> [DIRECTION] Reproduce, please, the span of lines beginning at the line with "What TikZ code" and ending at the line with "(0,0) rectangle (948,452);", inclusive, minus any pictures.

> [RECORDS TO PROCESS]
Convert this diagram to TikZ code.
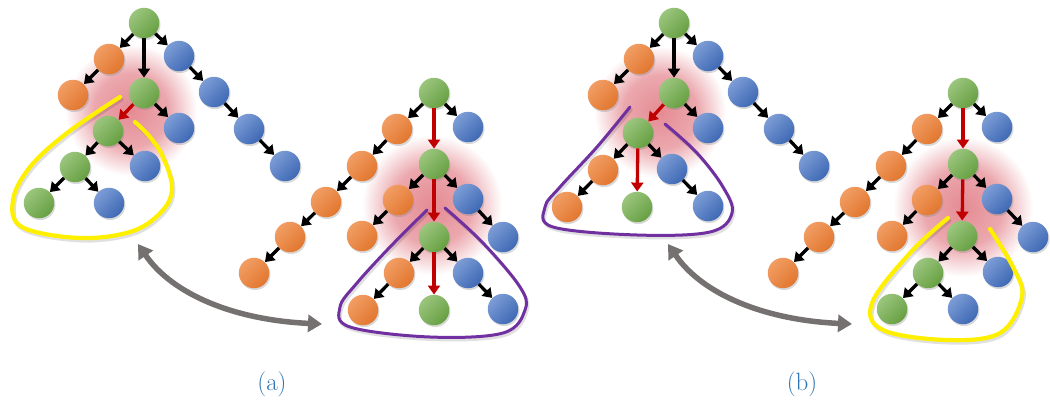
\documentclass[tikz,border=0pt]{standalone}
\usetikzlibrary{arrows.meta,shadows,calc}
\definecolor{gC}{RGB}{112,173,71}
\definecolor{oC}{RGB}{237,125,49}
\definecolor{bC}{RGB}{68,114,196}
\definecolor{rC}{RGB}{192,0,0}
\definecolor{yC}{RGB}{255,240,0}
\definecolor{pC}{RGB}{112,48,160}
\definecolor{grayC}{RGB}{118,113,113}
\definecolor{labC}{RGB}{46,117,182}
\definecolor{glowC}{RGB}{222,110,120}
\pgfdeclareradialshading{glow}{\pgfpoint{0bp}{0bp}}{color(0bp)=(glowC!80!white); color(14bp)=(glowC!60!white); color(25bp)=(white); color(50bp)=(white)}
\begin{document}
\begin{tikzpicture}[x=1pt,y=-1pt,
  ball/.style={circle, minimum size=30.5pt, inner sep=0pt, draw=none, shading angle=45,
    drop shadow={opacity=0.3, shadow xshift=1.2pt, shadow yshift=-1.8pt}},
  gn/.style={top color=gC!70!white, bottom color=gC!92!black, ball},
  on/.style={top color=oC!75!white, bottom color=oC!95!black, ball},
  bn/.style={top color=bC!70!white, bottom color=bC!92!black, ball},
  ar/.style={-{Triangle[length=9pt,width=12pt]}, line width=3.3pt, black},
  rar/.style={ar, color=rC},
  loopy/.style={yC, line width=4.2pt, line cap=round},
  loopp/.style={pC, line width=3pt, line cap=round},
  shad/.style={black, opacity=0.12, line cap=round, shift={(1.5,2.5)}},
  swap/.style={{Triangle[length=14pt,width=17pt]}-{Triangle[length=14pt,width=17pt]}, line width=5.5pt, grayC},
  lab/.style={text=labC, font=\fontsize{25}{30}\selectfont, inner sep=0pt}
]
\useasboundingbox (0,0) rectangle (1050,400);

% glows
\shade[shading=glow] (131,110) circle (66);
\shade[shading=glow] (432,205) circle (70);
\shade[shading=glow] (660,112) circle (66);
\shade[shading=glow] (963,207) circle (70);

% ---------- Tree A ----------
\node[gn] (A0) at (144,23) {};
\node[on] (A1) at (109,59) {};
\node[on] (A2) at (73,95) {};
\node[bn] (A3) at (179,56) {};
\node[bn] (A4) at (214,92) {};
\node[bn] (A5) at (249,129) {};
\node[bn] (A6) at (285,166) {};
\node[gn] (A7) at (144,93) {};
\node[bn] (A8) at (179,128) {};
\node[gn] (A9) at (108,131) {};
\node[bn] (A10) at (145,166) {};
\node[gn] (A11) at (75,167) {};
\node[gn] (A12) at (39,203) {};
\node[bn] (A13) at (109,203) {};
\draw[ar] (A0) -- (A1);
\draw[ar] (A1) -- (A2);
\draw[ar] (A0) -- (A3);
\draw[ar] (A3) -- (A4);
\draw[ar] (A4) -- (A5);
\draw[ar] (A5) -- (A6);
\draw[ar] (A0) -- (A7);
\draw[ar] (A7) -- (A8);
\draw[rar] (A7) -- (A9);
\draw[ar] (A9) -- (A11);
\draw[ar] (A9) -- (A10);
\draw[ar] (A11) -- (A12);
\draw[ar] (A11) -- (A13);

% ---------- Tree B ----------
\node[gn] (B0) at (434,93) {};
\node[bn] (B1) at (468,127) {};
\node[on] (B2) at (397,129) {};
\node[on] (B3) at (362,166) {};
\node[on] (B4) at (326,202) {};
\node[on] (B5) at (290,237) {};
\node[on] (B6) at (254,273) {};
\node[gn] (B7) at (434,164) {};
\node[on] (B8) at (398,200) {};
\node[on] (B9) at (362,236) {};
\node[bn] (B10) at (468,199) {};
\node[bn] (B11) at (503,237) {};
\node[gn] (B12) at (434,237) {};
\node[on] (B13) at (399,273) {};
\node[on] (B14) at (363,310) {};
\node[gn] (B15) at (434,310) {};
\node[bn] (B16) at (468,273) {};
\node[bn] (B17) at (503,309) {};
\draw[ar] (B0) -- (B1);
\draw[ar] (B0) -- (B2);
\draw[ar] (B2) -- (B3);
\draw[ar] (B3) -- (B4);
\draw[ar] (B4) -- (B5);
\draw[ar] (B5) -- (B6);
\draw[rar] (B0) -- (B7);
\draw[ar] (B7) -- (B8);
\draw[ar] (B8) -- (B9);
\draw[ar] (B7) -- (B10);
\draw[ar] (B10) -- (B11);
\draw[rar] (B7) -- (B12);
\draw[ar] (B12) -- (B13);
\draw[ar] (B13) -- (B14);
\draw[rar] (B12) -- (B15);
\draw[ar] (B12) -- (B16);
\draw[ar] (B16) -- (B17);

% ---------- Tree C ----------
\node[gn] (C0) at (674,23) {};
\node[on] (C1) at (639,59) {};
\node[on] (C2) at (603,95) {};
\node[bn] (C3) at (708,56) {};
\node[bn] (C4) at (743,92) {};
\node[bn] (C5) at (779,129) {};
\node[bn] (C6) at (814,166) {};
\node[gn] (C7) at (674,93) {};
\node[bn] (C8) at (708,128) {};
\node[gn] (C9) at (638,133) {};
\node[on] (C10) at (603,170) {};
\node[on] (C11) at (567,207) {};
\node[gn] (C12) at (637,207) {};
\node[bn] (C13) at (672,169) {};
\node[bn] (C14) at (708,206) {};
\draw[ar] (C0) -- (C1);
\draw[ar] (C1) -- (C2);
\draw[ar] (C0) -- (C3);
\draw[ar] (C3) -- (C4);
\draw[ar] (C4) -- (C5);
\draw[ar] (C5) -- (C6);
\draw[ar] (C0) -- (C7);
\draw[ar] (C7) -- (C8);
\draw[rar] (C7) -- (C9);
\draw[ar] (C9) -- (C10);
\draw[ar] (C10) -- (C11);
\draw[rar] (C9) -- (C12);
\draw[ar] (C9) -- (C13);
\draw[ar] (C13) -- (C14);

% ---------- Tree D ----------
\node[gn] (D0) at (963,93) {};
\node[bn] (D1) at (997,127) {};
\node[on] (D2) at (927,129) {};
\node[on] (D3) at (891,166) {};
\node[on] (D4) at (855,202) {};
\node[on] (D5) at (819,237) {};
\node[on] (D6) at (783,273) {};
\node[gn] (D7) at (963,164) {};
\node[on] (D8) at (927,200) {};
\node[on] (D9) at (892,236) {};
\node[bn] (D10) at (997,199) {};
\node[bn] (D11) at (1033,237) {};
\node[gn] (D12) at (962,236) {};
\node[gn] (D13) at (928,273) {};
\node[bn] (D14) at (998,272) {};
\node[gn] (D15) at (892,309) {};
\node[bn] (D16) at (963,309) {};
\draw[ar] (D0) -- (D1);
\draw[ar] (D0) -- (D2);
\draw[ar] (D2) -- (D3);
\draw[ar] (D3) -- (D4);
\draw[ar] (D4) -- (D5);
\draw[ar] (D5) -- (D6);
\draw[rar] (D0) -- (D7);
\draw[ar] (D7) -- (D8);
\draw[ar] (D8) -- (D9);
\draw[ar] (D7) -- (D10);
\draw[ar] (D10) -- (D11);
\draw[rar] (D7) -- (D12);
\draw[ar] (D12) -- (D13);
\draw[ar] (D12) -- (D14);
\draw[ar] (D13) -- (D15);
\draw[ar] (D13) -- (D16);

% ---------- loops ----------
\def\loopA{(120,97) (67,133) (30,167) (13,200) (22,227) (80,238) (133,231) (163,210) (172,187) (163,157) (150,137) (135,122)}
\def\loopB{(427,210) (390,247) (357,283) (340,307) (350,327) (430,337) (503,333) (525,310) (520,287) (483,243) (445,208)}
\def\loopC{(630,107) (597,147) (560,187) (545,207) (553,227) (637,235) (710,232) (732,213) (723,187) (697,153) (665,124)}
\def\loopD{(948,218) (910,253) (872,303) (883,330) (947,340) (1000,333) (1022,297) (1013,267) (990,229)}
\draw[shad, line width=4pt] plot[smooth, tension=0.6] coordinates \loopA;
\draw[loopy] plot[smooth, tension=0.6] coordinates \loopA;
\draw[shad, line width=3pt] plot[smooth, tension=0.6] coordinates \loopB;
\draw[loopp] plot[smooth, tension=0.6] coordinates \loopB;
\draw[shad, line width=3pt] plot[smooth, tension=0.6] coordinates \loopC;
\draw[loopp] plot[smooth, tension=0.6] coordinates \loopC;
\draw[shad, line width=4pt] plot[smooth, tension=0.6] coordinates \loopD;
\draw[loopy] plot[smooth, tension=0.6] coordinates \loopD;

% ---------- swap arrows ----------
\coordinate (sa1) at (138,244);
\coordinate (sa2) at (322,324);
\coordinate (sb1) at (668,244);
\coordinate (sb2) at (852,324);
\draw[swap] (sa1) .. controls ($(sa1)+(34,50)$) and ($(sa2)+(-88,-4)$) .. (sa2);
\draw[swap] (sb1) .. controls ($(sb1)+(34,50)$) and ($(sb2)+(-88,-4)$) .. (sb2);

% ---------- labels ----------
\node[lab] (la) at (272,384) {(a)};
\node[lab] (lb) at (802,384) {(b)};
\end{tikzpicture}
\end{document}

==

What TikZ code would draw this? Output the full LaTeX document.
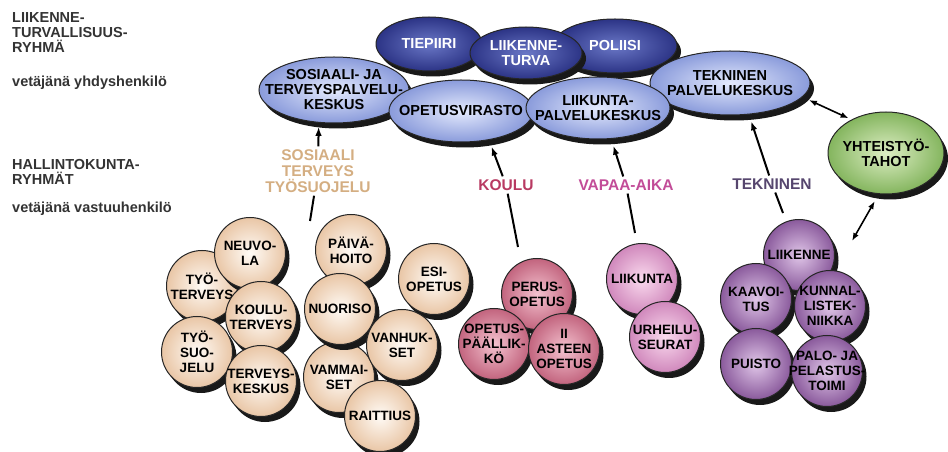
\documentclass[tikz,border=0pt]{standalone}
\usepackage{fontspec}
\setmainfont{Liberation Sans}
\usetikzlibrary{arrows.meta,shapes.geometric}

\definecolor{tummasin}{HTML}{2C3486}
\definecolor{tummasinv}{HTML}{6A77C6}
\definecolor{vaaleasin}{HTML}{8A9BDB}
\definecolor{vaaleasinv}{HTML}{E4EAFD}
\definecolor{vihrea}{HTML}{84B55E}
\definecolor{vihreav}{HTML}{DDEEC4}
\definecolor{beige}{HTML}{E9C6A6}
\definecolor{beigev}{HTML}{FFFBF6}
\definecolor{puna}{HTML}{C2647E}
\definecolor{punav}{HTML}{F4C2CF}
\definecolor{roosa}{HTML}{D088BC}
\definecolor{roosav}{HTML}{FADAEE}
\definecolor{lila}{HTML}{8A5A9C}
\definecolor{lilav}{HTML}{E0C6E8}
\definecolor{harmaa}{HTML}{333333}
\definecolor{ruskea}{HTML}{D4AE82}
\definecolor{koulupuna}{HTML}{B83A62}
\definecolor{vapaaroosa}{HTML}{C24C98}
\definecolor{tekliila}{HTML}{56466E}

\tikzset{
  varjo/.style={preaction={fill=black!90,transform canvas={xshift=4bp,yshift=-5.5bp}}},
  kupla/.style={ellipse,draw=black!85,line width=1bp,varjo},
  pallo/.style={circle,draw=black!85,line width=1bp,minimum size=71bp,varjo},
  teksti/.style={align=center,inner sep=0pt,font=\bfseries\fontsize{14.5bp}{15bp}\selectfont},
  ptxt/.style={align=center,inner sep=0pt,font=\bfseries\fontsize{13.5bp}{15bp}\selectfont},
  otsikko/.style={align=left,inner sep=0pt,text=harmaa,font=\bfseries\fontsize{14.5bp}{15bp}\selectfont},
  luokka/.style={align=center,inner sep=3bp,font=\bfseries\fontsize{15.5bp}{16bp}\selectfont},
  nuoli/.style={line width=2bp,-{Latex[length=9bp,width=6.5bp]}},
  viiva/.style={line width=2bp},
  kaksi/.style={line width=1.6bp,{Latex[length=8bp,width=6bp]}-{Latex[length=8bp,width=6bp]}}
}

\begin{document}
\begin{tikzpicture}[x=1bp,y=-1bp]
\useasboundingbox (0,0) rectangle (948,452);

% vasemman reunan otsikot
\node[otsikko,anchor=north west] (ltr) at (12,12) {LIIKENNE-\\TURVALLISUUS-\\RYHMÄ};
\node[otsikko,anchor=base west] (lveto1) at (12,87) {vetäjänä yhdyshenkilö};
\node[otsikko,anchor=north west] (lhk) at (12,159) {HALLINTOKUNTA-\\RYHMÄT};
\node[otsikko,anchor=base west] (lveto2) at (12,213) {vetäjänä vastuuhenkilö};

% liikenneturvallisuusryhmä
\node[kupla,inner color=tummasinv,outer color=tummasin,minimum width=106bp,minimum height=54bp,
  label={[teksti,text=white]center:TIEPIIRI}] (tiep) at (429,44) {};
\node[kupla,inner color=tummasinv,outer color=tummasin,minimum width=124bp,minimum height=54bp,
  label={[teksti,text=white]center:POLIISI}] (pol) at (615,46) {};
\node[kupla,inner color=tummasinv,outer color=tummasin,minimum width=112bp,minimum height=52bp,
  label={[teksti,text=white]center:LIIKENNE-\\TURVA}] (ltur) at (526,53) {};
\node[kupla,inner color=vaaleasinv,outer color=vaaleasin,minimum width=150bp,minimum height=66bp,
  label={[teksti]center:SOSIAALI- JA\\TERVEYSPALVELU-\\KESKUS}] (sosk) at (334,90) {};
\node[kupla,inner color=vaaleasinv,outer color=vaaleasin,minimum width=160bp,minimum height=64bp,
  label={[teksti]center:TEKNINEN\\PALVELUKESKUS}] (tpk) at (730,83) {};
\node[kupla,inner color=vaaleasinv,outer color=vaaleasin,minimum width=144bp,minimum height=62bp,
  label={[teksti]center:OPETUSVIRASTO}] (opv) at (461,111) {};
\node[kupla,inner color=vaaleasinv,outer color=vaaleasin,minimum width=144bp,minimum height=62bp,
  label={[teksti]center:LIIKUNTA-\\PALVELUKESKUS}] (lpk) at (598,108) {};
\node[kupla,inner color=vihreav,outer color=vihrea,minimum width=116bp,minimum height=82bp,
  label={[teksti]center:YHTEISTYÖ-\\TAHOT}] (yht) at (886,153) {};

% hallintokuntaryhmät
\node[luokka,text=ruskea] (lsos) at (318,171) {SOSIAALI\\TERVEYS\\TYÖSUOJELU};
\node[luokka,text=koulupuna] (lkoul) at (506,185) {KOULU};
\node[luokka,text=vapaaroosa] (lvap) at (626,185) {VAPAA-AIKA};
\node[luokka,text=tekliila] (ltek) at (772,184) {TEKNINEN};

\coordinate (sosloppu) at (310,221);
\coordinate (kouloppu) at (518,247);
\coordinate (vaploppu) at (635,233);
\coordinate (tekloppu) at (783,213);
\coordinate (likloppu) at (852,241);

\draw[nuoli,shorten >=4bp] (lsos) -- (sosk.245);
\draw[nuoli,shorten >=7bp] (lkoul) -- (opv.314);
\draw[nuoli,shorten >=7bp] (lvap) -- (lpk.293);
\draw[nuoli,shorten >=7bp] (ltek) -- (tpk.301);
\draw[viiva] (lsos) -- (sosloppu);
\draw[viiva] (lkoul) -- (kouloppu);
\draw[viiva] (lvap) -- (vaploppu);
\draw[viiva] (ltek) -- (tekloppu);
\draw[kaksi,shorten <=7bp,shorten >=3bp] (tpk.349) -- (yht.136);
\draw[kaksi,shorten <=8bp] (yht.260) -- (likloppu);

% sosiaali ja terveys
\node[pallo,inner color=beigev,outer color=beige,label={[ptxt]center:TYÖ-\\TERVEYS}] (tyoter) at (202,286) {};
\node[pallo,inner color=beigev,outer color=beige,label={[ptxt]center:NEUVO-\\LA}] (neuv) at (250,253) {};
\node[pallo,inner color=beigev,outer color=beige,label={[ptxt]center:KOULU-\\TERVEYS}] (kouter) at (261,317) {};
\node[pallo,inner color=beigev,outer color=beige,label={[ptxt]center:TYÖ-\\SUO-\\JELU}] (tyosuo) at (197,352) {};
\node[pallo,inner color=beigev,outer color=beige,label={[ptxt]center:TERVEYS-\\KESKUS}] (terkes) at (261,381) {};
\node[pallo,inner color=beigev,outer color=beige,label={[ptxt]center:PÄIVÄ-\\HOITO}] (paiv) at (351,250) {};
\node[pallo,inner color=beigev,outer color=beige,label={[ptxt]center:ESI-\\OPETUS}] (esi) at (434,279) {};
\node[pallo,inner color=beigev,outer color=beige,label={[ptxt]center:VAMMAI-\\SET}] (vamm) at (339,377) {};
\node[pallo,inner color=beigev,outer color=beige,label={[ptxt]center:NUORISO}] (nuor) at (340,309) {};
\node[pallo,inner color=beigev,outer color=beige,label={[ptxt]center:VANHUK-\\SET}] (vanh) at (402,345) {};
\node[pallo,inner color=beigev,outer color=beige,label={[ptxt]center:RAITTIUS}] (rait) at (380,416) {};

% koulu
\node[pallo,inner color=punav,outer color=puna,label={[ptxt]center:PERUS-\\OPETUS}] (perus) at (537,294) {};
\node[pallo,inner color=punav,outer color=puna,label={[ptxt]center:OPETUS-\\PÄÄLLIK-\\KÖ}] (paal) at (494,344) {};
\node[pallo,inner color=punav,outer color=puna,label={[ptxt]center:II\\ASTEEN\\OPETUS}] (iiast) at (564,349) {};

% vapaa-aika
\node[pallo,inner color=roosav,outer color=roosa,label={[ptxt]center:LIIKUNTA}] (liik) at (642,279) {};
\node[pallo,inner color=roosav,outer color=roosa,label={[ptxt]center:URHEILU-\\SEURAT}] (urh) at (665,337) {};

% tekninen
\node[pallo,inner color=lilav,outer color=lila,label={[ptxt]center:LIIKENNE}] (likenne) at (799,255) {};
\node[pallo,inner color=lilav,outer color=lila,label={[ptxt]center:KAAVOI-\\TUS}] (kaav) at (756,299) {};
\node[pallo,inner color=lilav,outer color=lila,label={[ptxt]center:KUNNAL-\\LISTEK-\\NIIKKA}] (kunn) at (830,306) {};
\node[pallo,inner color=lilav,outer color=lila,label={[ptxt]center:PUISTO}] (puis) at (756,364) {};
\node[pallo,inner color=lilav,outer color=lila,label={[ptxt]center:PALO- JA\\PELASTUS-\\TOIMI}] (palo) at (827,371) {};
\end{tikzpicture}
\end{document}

...

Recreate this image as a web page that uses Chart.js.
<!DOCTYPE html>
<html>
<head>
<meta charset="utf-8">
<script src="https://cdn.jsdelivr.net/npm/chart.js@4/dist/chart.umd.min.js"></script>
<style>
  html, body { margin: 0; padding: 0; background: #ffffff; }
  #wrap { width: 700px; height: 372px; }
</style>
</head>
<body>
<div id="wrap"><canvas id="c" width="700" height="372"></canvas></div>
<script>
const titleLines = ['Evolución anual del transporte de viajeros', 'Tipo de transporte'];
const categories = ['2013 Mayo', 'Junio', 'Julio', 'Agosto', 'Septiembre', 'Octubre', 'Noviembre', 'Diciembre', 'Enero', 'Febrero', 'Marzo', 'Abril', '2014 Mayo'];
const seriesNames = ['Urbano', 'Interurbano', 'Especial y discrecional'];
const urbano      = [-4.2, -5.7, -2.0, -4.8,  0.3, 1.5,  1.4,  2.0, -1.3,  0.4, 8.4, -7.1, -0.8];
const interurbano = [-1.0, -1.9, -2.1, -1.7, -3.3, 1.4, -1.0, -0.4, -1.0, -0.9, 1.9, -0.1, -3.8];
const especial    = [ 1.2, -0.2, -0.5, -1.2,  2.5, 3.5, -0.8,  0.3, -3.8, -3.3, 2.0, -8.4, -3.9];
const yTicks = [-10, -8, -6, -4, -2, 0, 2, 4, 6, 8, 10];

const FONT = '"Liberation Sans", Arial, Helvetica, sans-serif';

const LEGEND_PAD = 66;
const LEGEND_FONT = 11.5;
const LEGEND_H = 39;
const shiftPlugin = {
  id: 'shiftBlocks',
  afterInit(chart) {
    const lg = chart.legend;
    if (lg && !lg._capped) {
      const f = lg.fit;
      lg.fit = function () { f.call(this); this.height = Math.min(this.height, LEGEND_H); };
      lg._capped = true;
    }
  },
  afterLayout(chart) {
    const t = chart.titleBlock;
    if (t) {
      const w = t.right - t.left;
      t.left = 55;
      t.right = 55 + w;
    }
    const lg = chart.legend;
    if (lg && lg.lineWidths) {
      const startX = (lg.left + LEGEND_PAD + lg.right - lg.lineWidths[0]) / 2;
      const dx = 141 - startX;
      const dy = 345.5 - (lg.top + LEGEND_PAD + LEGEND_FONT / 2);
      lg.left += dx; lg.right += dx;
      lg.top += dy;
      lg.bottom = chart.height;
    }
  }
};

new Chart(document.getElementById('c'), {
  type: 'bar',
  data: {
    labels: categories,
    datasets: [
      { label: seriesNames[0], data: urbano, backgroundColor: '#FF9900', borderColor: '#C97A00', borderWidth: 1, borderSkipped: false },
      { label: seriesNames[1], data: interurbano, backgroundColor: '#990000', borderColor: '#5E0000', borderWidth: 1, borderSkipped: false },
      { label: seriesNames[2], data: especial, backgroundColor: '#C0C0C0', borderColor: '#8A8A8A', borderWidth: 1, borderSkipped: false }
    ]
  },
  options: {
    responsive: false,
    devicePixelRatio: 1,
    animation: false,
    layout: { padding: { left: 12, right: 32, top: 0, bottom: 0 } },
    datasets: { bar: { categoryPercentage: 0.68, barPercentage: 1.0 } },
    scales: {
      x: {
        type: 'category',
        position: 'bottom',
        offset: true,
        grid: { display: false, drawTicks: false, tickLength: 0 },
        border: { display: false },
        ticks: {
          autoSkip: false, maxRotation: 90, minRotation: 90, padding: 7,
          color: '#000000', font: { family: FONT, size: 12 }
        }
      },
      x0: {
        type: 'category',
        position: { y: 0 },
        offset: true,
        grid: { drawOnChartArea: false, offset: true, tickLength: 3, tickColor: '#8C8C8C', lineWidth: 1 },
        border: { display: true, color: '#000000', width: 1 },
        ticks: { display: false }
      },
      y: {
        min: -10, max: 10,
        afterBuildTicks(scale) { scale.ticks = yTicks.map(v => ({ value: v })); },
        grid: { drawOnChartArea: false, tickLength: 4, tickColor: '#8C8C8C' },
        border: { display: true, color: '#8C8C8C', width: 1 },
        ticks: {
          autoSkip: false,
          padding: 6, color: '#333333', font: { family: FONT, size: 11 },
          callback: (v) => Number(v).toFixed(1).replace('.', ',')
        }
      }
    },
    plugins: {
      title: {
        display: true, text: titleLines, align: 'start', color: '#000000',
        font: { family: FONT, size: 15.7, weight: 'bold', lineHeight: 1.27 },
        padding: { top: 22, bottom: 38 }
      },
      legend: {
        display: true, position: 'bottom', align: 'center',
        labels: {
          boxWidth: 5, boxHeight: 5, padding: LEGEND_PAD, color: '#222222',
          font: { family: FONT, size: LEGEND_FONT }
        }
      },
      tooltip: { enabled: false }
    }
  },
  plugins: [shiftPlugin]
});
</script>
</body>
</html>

> [EXERCISE ANSWER]
What TikZ code would draw this? Output the full LaTeX document.
\documentclass[tikz,border=0pt]{standalone}
\usepackage{fontspec}
\setmainfont{Liberation Sans}
\usetikzlibrary{arrows.meta,shapes.geometric}

\definecolor{tummasin}{HTML}{2C3486}
\definecolor{tummasinv}{HTML}{6A77C6}
\definecolor{vaaleasin}{HTML}{8A9BDB}
\definecolor{vaaleasinv}{HTML}{E4EAFD}
\definecolor{vihrea}{HTML}{84B55E}
\definecolor{vihreav}{HTML}{DDEEC4}
\definecolor{beige}{HTML}{E9C6A6}
\definecolor{beigev}{HTML}{FFFBF6}
\definecolor{puna}{HTML}{C2647E}
\definecolor{punav}{HTML}{F4C2CF}
\definecolor{roosa}{HTML}{D088BC}
\definecolor{roosav}{HTML}{FADAEE}
\definecolor{lila}{HTML}{8A5A9C}
\definecolor{lilav}{HTML}{E0C6E8}
\definecolor{harmaa}{HTML}{333333}
\definecolor{ruskea}{HTML}{D4AE82}
\definecolor{koulupuna}{HTML}{B83A62}
\definecolor{vapaaroosa}{HTML}{C24C98}
\definecolor{tekliila}{HTML}{56466E}

\tikzset{
  varjo/.style={preaction={fill=black!90,transform canvas={xshift=4bp,yshift=-5.5bp}}},
  kupla/.style={ellipse,draw=black!85,line width=1bp,varjo},
  pallo/.style={circle,draw=black!85,line width=1bp,minimum size=71bp,varjo},
  teksti/.style={align=center,inner sep=0pt,font=\bfseries\fontsize{14.5bp}{15bp}\selectfont},
  ptxt/.style={align=center,inner sep=0pt,font=\bfseries\fontsize{13.5bp}{15bp}\selectfont},
  otsikko/.style={align=left,inner sep=0pt,text=harmaa,font=\bfseries\fontsize{14.5bp}{15bp}\selectfont},
  luokka/.style={align=center,inner sep=3bp,font=\bfseries\fontsize{15.5bp}{16bp}\selectfont},
  nuoli/.style={line width=2bp,-{Latex[length=9bp,width=6.5bp]}},
  viiva/.style={line width=2bp},
  kaksi/.style={line width=1.6bp,{Latex[length=8bp,width=6bp]}-{Latex[length=8bp,width=6bp]}}
}

\begin{document}
\begin{tikzpicture}[x=1bp,y=-1bp]
\useasboundingbox (0,0) rectangle (948,452);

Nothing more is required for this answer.